FRANKFURT (Reuters) - More German voters would like to see Friedrich Merz as head of the ruling center-right Christian Democrats (CDU) than current leader Annegret Kramp-Karrenbauer, protege of Chancellor Angela Merkel, according to a survey published on Sunday.
Merz, championed by veteran conservative and former finance minister Wolfgang Schaeuble, is popular with CDU members who want to move its economic and migration policies further to the right.
Some 31% of respondents favored him as party leader and potential successor to Merkel when she steps down before the next election in 2021, against 19% for Kramp-Karrenbauer, in the Emnid poll carried out for Sunday’s Bild newspaper.
A year ago, Kramp-Karrenbauer, who beat Merz in a CDU leadership election last December, outscored Merz by 33% to 28% in the same survey.
With the economy slowing and Kramp-Karrenbauer not gaining the hoped-for traction, all is not going well for the CDU; last Sunday, it lost heavily to the far-right Alternative for Germany (AfD) in an election in the eastern state of Thuringia.

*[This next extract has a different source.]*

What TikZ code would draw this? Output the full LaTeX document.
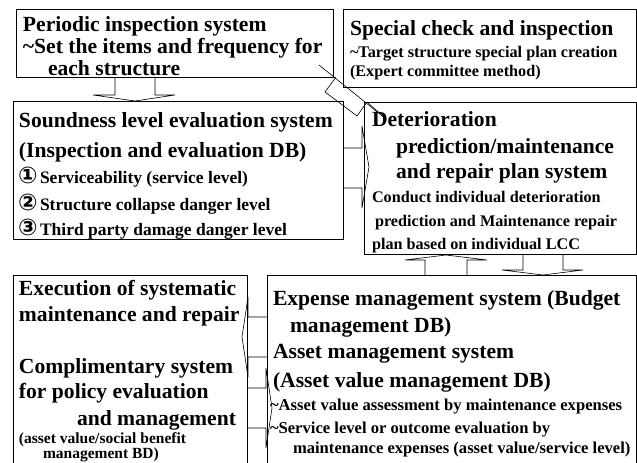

In the Emnid poll, 53% said the CDU’s position as a mainstream national party was in danger, likening its prospects to the demise of the once-formidable Social Democratic Party (SPD), the junior partner in Merkel’s coalition.
The Conservatives recorded 27% national support in Bild’s weekly survey, with the SPD on 16% and the AfD on 15%.
Merz plans to lay out his plans in a speech at the CDU party convention at the end of this month in Leipzig, his spokesman told Sunday’s Frankfurter Allgemeine Sonntagszeitung paper.
The same story quoted Kramp-Karrenbauer as saying: “All contributions to the debate on the future of the country and of the CDU are highly welcome.”
CDU youth members are pushing for the party as a whole to vote on its chancellor candidate, rather than the party conference, FAS wrote. But it said major regional party branches were opposed.